As per the current proposal, certain parts of the general education requirements will remain unchanged. This includes the physical education requirement; the schools of thought requirements, such as creative arts and social science; and the University Writing Seminar program.

This board supports retaining the current schools of thought requirements, as well as the physical education requirement, but we recommend that UWS be established as a requirement that students can fully test out of, just as one would with Composition, allowing students who enter Brandeis with established writing backgrounds to pursue other interests. This would shrink UWS class sizes and ensure that the course is better tailored to those enrolled.

The task force’s proposal outlines additional changes to the general education program, such as incorporating Writing Intensive, Oral Communication and new Digital Literacy components into students’ curricula so that they can fulfill the requirements within fields that pertain to their studies. Since Digital Literacy would vary from major to major, we hope this addition would provide students with further knowledge pertaining to their intended field of study while not imposing extra classes onto their major or minor requirements — it would ideally be an added component to certain classes that may have more technical aspects to them.

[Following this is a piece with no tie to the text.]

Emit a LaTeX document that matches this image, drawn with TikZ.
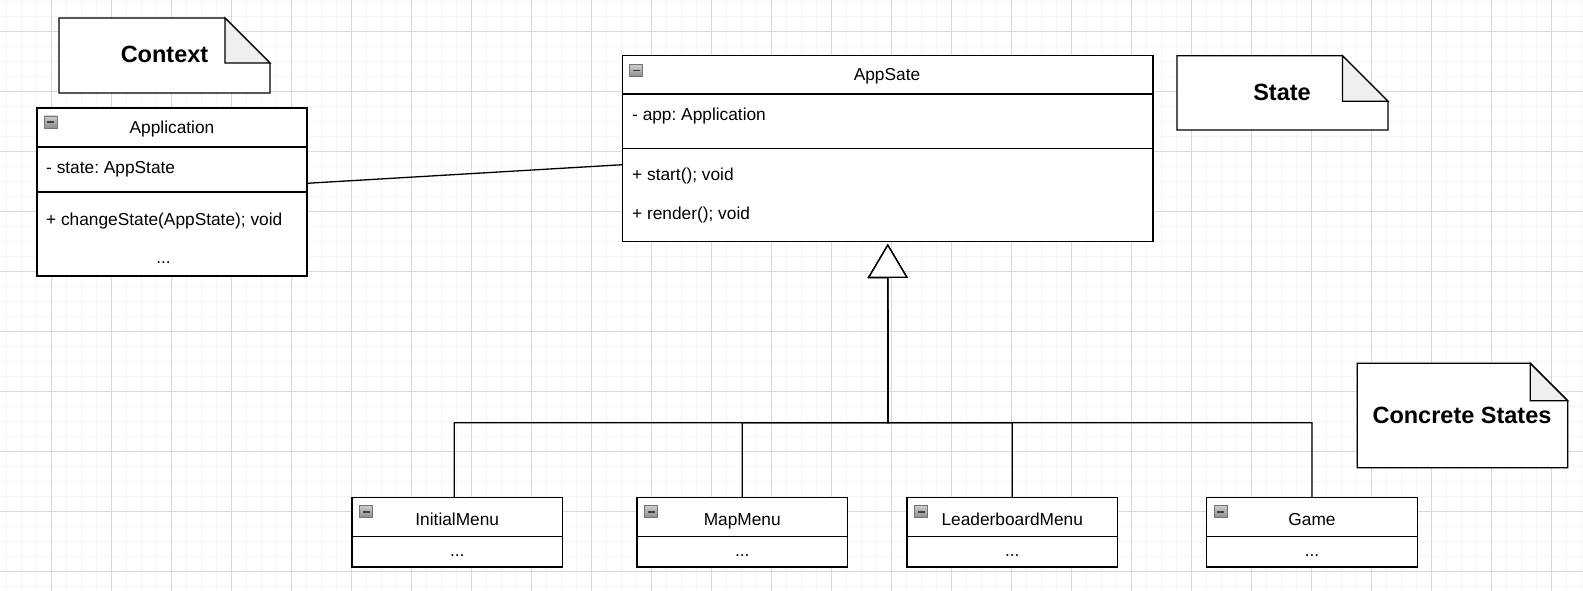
\documentclass[tikz,border=0pt]{standalone}
\usepackage{fontspec}
\setmainfont{Liberation Sans}
\usetikzlibrary{arrows.meta}
\frenchspacing
\definecolor{gridminor}{HTML}{F5F5F5}
\definecolor{gridmajor}{HTML}{D8D8D8}
\definecolor{foldgray}{HTML}{EFEFEF}
\newcommand\umlnote[7]{%
  \draw[notebox] (#2,#3) -- (#4-#6,#3) -- (#4,#3+#6) -- (#4,#5) -- (#2,#5) -- cycle;
  \draw[notebox, fill=foldgray] (#4-#6,#3) -- (#4-#6,#3+#6) -- (#4,#3+#6) -- cycle;
}
\tikzset{
  x=1pt, y=-1pt,
  classbox/.style={draw=black, line width=1.3pt, fill=white, inner sep=0pt, outer sep=0pt},
  sepline/.style={draw=black, line width=1.3pt},
  notebox/.style={draw=black, line width=1.3pt, fill=white, line join=miter},
  notetext/.style={font=\fontsize{23.5}{26}\selectfont\bfseries, anchor=base},
  member/.style={font=\fontsize{17.3}{20}\selectfont, anchor=base west, inner sep=0pt},
  ctitle/.style={font=\fontsize{17.3}{20}\selectfont, anchor=base, inner sep=0pt},
  gen/.style={line width=1.3pt, -{Triangle[length=34pt, width=40pt, fill=white]}},
  assoc/.style={line width=1.3pt},
  collapse/.pic={
    \draw[draw=black!55, line width=0.8pt, top color=black!20, bottom color=black!45] (0,0) rectangle (13,12);
    \draw[line width=1.6pt, draw=black!75] (3,6) -- (10,6);
  }
}
\begin{document}
\begin{tikzpicture}
\useasboundingbox (0,0) rectangle (1583,591);
\fill[white] (0,0) rectangle (1583,591);
% grid
\foreach \gx in {6.3,21.3,...,1583} \draw[gridminor, line width=1.5pt] (\gx,0) -- (\gx,591);
\foreach \gy in {1.3,16.3,...,591} \draw[gridminor, line width=1.5pt] (0,\gy) -- (1583,\gy);
\foreach \gx in {51.3,111.3,...,1583} \draw[gridmajor, line width=0.8pt] (\gx,0) -- (\gx,591);
\foreach \gy in {31.3,91.3,...,591} \draw[gridmajor, line width=0.8pt] (0,\gy) -- (1583,\gy);

% notes
\umlnote{ctx}{59}{18}{270}{93}{45}{}
\node[notetext] (ctxt) at (164.5,62.7) {Context};
\umlnote{st}{1177}{55.7}{1388}{130}{45.5}{}
\node[notetext] (stt) at (1282,101) {State};
\umlnote{cs}{1357.3}{363.3}{1567.7}{467.7}{37.5}{}
\node[notetext] (cst) at (1462,423.5) {Concrete States};

% Application
\node[classbox, minimum width=270pt, minimum height=168pt] (app) at (172,192) {};
\draw[sepline] ([yshift=-39pt]app.north west) -- ([yshift=-39pt]app.north east);
\draw[sepline] ([yshift=-84pt]app.north west) -- ([yshift=-84pt]app.north east);
\pic at ([xshift=7pt,yshift=-8pt]app.north west) {collapse};
\node[ctitle] (appt) at (172,134) {Application};
\node[member] (appa) at (46,174) {- state: AppState};
\node[member] (appm) at (46,225) {+ changeState(AppState); void};
\node[ctitle] (appd) at (163.5,263.5) {...};

% AppSate
\node[classbox, minimum width=530.5pt, minimum height=186pt] (as) at (887.75,148.7) {};
\draw[sepline] ([yshift=-38.3pt]as.north west) -- ([yshift=-38.3pt]as.north east);
\draw[sepline] ([yshift=-93pt]as.north west) -- ([yshift=-93pt]as.north east);
\pic at ([xshift=7pt,yshift=-9pt]as.north west) {collapse};
\node[ctitle] (ast) at (887,81) {AppSate};
\node[member] (asa) at (632,121) {- app: Application};
\node[member] (asm1) at (632,181) {+ start(); void};
\node[member] (asm2) at (632,219) {+ render(); void};

% concrete states
\foreach \nm/\cx/\lbl in {im/457.25/InitialMenu, mm/742.25/MapMenu, lb/1012.3/LeaderboardMenu, gm/1312/Game}{
  \node[classbox, minimum width=210.5pt, minimum height=69.3pt] (\nm) at (\cx,532.35) {};
  \draw[sepline] ([yshift=-39pt]\nm.north west) -- ([yshift=-39pt]\nm.north east);
  \pic at ([xshift=7.5pt,yshift=-8pt]\nm.north west) {collapse};
  \node[ctitle] (\nm t) at (\cx,525) {\lbl};
  \node[ctitle] (\nm d) at (\cx,556.7) {...};
}

% connectors
\coordinate (bus) at (888,422.7);
\coordinate (tip) at ([yshift=-2.3pt]as.south);
\draw[assoc] ([yshift=8.7pt]app.east) -- ([yshift=-16pt]as.west);
\draw[gen] ([xshift=-3pt]im.north) |- (bus) -- (tip);
\draw[gen] (mm.north) |- (bus) -- (tip);
\draw[gen] (lb.north) |- (bus) -- (tip);
\draw[gen] (gm.north) |- (bus) -- (tip);
\end{tikzpicture}
\end{document}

However, the proposed inclusion of three additional required non-credit modules — mind and body balance, navigating health and safety and life skills — is likely to consume a good amount of already limited student time. While these skills are undoubtedly useful to have, and while we certainly encourage the University to offer classes in these areas, we oppose the implementation of these modules as additional requirements. Mandating students to attend such programs undermines the value of the information imparted in them, as students who would be interested in learning such skills would go out of their way to obtain them, while other students may attend only to show face and add to their participation grade rather than fully invest their efforts into mandatory courses in which they have little interest.

The proposal of introducing a shared first-year experience is also unnecessary, as such classes already exist in the form of optional first-year and senior-year seminars. The presented structure for this requirement is untenable and would be impossible to implement in its proposed state. Furthermore, if students are interested in the interdisciplinary courses considered under this requirement, they have more than enough opportunities to take one or more of the courses that address 21st century challenges currently offered at Brandeis. Instead of tacking on these requirements to their schedules, the University should grant first-years the latitude that a liberal arts education affords and foster the opportunity for them to pursue a variety of interests, which may give rise to future career paths — arguably the primary purpose of a university education.

This board recommends that the University consider collapsing its proposal to add what ultimately amounts to six required courses to the “Global Citizenship” aspect of its general education initiative. According to Prof. David Powelstock (GRALL), the DeisUS requirement that the University plans to integrate will encourage students to “explore the historical and contemporary experiences, interests and perspectives of a wide range of groups and institutions that have shaped and have been shaped by life in the United States.”

This board recognizes that, especially in the current climate, such additions to our curricula are critical. The DeisUS requirement, in addition to the already established non-Western requirement, should be sufficient to fulfill the intended goal set forth by the Global Citizenship initiative.

To that end, we recommend that the University consider abolishing the language requirement. Students cannot learn a foreign language to the point of retainable fluency in three semesters, and if they decide that a foreign language is critical to their career path and future success, it is up to those students to design their course load to match those desires.

Furthermore, a foreign language is no longer part of the quintessential liberal arts education, and it is high time that our University requirements be altered to reflect that.

It is clear that certain general education requirements do provide students with further knowledge pertaining to their chosen areas of study and do enrich their education without costing them a semester that could be invested toward achieving a new minor or exploring a new interest. However, other proposed amendments will likely hold back students more than help them. Brandeis prides itself on providing students with the flexibility to delve into an interdisciplinary array of studies; the Brandeis Undergraduate Admissions website boasts, “Nearly half our undergraduates pursue a double major, often in fields on opposite ends of the academic spectrum.” This board understands that these changes are intended to make us happier, healthier and more well-rounded students, but additional classes and requirements would only further constrict us and our ability to explore a variety of avenues and disciplines, cheapening what is otherwise a strong liberal arts education.